GIVEN REQUEST: Copy exactly the lines from the start of the material through the line with "const pipeLabels = ['10', '30'];". Pictures stay out of the copy.

------

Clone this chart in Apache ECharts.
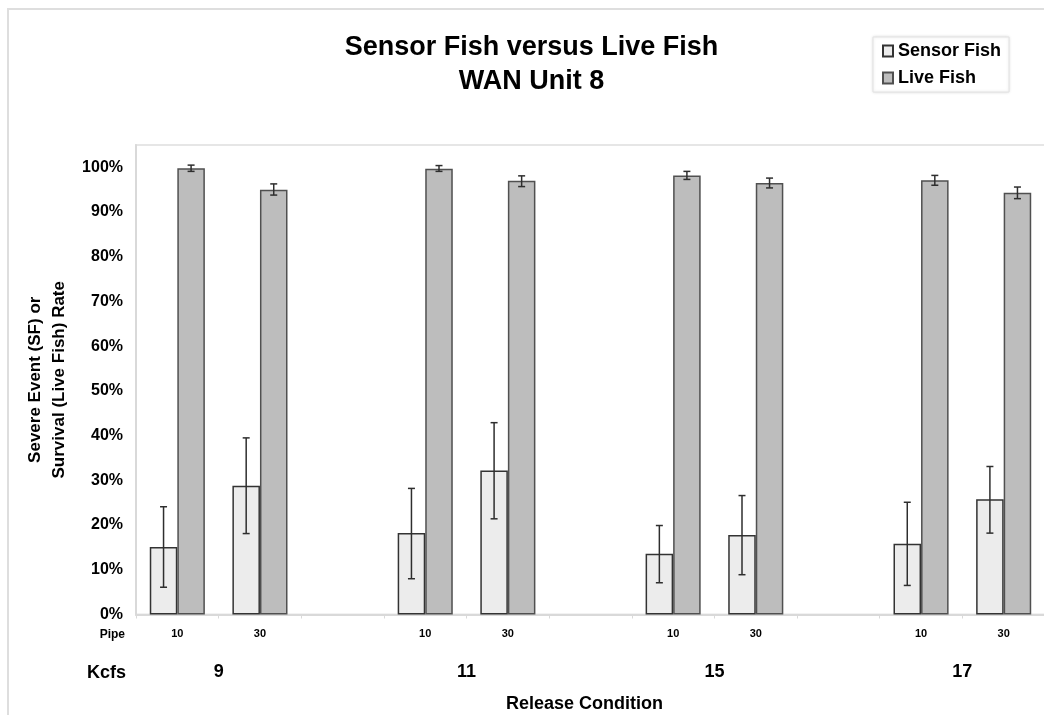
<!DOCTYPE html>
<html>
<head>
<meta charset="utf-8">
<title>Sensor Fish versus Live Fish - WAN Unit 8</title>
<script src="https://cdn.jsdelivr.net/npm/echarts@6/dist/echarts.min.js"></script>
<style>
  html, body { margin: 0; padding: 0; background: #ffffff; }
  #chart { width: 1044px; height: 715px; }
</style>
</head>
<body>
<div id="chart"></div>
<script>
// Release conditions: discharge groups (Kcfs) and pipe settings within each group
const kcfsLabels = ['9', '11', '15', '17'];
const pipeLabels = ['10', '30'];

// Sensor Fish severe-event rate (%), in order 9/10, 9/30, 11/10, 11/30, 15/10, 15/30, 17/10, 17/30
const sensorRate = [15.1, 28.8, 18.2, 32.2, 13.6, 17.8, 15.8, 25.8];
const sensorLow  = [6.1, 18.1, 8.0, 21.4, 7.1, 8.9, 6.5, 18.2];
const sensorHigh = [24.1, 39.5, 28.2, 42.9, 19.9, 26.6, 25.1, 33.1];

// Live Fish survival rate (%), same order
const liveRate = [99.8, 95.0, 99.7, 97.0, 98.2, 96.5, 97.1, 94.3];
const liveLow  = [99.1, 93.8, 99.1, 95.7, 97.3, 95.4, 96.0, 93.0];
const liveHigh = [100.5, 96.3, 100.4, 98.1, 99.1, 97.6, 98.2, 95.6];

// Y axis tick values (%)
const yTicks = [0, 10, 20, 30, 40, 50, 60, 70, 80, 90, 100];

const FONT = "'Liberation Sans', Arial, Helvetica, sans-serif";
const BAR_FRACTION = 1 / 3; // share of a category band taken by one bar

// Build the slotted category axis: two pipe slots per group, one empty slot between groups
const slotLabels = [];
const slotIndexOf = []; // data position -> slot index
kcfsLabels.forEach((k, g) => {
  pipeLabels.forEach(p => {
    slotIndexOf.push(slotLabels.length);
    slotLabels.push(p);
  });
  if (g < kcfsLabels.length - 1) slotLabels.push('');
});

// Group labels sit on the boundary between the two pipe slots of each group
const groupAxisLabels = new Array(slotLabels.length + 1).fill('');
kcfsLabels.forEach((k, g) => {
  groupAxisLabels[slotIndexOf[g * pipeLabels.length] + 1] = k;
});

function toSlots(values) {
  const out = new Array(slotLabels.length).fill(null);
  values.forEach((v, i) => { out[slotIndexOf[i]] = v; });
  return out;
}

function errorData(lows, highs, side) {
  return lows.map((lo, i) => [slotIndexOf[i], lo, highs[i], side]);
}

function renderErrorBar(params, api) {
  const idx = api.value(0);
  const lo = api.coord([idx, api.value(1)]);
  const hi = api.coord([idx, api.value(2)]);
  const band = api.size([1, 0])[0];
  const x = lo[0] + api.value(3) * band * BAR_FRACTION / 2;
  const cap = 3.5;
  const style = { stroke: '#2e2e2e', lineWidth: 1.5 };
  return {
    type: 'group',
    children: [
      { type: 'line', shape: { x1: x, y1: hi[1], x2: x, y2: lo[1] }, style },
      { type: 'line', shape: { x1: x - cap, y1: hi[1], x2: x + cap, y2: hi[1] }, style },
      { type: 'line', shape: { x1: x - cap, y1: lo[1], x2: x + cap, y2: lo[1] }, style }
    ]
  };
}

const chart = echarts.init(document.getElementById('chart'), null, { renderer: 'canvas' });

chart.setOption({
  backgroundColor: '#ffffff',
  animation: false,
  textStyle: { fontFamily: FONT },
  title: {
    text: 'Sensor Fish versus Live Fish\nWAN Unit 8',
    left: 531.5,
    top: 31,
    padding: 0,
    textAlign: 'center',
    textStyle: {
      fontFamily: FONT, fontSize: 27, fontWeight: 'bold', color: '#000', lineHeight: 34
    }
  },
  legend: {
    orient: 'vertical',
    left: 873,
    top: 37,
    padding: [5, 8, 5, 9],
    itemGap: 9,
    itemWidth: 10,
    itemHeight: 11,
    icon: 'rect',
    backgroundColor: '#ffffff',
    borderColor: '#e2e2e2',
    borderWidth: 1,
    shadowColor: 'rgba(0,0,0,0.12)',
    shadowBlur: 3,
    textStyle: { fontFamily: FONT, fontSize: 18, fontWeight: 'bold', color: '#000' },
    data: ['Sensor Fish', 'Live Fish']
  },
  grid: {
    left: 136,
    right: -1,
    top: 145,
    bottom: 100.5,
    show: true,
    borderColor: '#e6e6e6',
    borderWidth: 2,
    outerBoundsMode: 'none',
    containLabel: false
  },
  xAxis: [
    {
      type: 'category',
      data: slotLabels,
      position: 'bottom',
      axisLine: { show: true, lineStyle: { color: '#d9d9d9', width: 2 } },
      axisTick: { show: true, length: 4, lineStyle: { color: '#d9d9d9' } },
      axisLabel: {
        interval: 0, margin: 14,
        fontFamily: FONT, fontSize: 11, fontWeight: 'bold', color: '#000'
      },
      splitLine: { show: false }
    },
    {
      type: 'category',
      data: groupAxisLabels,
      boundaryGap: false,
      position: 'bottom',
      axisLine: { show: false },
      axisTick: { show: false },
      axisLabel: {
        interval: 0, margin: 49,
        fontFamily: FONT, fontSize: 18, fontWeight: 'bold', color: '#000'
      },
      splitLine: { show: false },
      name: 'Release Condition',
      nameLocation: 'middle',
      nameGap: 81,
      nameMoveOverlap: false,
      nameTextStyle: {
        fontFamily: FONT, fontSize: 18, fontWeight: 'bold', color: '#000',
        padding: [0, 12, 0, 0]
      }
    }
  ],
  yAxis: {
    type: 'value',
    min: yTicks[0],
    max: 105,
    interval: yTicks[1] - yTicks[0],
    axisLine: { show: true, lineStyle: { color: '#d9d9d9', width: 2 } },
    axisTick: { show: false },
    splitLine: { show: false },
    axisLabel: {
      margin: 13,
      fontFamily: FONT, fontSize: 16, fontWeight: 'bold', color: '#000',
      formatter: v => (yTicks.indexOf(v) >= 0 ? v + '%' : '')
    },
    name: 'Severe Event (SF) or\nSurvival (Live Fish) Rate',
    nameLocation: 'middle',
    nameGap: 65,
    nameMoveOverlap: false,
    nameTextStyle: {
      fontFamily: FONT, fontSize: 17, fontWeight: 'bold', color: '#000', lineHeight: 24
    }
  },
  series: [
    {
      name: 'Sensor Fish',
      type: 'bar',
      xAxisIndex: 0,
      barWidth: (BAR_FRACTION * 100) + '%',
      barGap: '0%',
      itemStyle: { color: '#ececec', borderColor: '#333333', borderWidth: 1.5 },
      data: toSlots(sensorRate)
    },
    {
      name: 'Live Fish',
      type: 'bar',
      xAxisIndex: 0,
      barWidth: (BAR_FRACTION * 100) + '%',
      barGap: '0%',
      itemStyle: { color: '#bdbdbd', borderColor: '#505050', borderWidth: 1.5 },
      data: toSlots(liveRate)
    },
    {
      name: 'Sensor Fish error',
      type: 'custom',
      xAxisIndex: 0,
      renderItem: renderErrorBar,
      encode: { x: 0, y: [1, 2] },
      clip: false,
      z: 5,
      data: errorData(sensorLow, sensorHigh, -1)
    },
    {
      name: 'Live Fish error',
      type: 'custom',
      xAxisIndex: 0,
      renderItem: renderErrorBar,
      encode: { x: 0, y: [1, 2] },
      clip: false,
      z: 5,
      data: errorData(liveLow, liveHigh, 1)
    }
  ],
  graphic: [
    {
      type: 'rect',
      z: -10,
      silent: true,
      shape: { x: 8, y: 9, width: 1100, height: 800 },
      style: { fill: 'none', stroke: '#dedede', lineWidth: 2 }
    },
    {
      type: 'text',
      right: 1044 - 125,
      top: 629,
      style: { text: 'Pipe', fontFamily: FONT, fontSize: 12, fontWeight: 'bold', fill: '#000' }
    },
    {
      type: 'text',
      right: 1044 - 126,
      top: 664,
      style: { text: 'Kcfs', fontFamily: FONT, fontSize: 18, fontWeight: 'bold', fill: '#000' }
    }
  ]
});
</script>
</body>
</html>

------

RESULT BELOW:
Clone this chart in Apache ECharts.
<!DOCTYPE html>
<html>
<head>
<meta charset="utf-8">
<title>Sensor Fish versus Live Fish - WAN Unit 8</title>
<script src="https://cdn.jsdelivr.net/npm/echarts@6/dist/echarts.min.js"></script>
<style>
  html, body { margin: 0; padding: 0; background: #ffffff; }
  #chart { width: 1044px; height: 715px; }
</style>
</head>
<body>
<div id="chart"></div>
<script>
// Release conditions: discharge groups (Kcfs) and pipe settings within each group
const kcfsLabels = ['9', '11', '15', '17'];
const pipeLabels = ['10', '30'];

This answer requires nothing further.